Coming Home
Acclaimed architect Charles Renfro returns to design a home for the arts at Rice: Sarofim Hall.
Spring 2024
By Emily Hynds
Charles Renfro ’87, ’89 was born in 1964 in Baytown, Texas, a petrochemical community he describes as surprisingly diverse. But that diversity only went so far. To escape bullies targeting him for his homosexuality in fourth grade, Renfro’s mother took him out of school for two weeks, and at his request, they embarked on a tour of Houston’s architecture. Ignited by a massive oil and gas industry growth spurt, late mid-century architecture sprouted all over boomtown Houston. One Shell Plaza. Pennzoil Place. The Richmond Corridor. Greenway Plaza. Renfro recalls that this tour of Houston sealed his fate.
Back at school, he devoted himself to hobbies as a way to avoid painful social interactions, pursuing passions with a ruthless work ethic. He used one of these pastimes, the clarinet, to gain acceptance to Rice. Halfway through his freshman year, Renfro petitioned to switch his major to architecture. When asked why, he said that deconstructing musical pieces made them unexciting to him. When architect John Casbarian ’69, ’72 pointed out that architecture involves a similar process with buildings, Renfro said, “I relish that.” He put together a portfolio and was admitted.

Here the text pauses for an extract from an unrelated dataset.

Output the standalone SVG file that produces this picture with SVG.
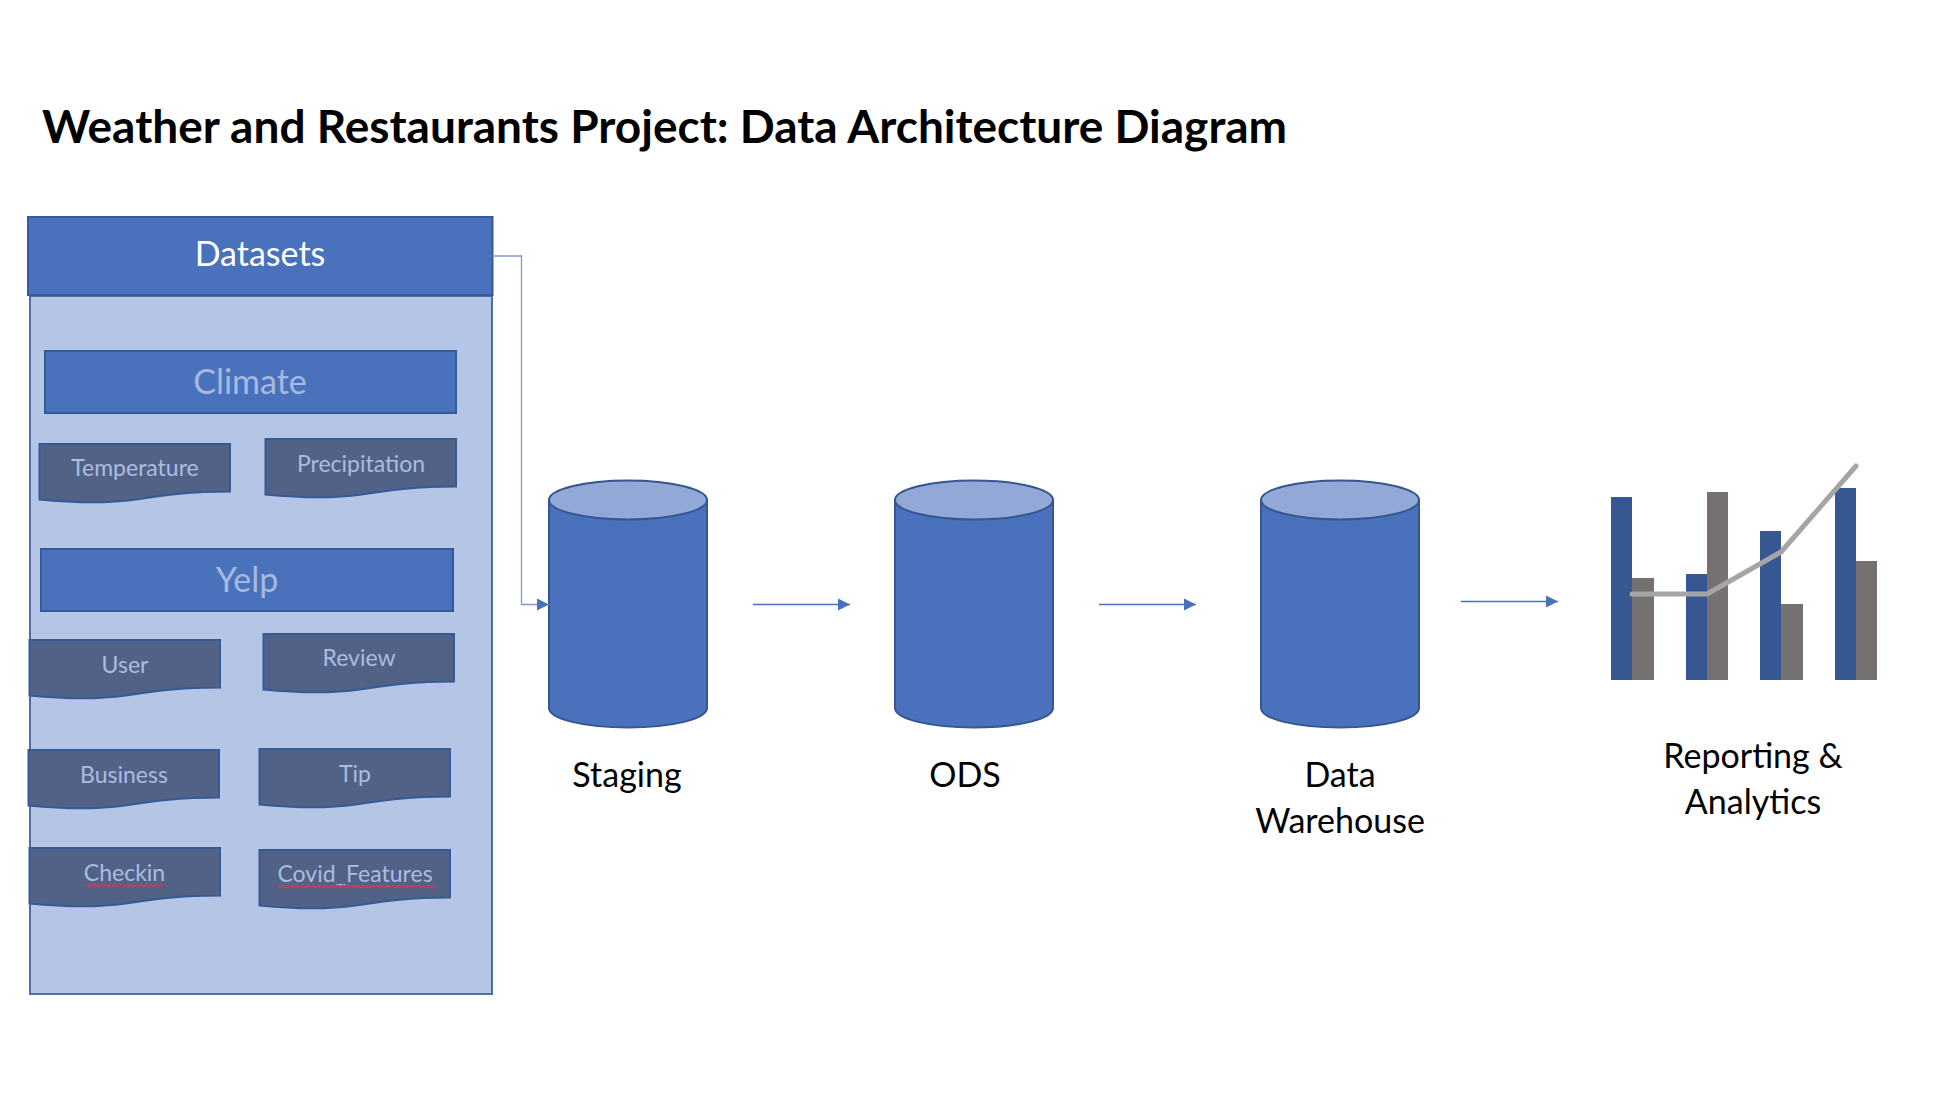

Renfro’s parents moved to Portugal while he was in college, allowing him to spend summers abroad. He took the Eurail, went on road trips across Europe, and saw firsthand the architecture he was studying in school. Thus, a youth steeped in the Bayou City combined with the rare and unique privilege of summers exploring the other side of the world formed Renfro’s architectural spring.
One of Renfro’s current projects has brought him home: He’s designing Rice’s new Susan and Fayez Sarofim Hall, an 83,000-square-foot student and faculty arts building that will fuel creative collaborations while providing a new gateway to campus.
What followed has been a long, fruitful and globe-spanning career. Renfro joined the New York firm Diller + Scofidio in 1997 and became a partner in 2004. Diller Scofidio + Renfro boasts projects like The Broad, a contemporary arts museum in Los Angeles, and the High Line elevated park in New York City.
One of Renfro’s current projects, however, has brought him home: He’s designing Rice’s new Susan and Fayez Sarofim Hall, an 83,000-square-foot student and faculty arts building that will fuel creative collaborations while providing a new gateway to campus. Influenced by geometric forms from 1970s minimalism, the new three-story structure will be slashed in half diagonally by intersecting panes of glass, a gesture reflective of the iconic Pennzoil Place built in downtown Houston in 1975.
“Our design for Sarofim Hall is all about making and viewing, and operates at the intersection of all the arts, very much like the arts district itself,” Renfro says. The anodized aluminum exterior recalls the Media Center and the famed Art Barn, a reflection on industrial shed typology. Covered, open-air courtyards allow fume-creating disciplines to practice in safety. The open nature of the building literally invites the public in, offering passersby a glimpse into academic work and the making of art happening inside.
The ground-floor porches are an important part of the design. “We were very keen to line up our front porch line with the Moody,” Renfro says. “They are in conversation with each other. They are companion pieces.” The other porch tips toward University Boulevard, indicating the building’s use as a gateway to the rest of campus.
Renfro, who double-majored in painting at Rice, took classes in almost every artistic discipline available during his time here. This semester, he’s back, teaching an architecture design studio called Towards a Queer Utopia, a collaboration with fellow Baytonian Kat Bishop, a trans pioneer in the art and business community. “All of my community in Texas seems to be at risk,” Renfro says. “Utopia isn’t the answer — historically they have almost always failed. But a design experiment around the concept of utopia offers lessons in how we can make safe and sustainable spaces for ourselves and our community.”
The design studio will investigate cooperative forms of living together, communal theories and resource sharing. This version of utopia may be geared toward the queer community, but it is intended to be a model of safe, responsible and cooperative community making for all.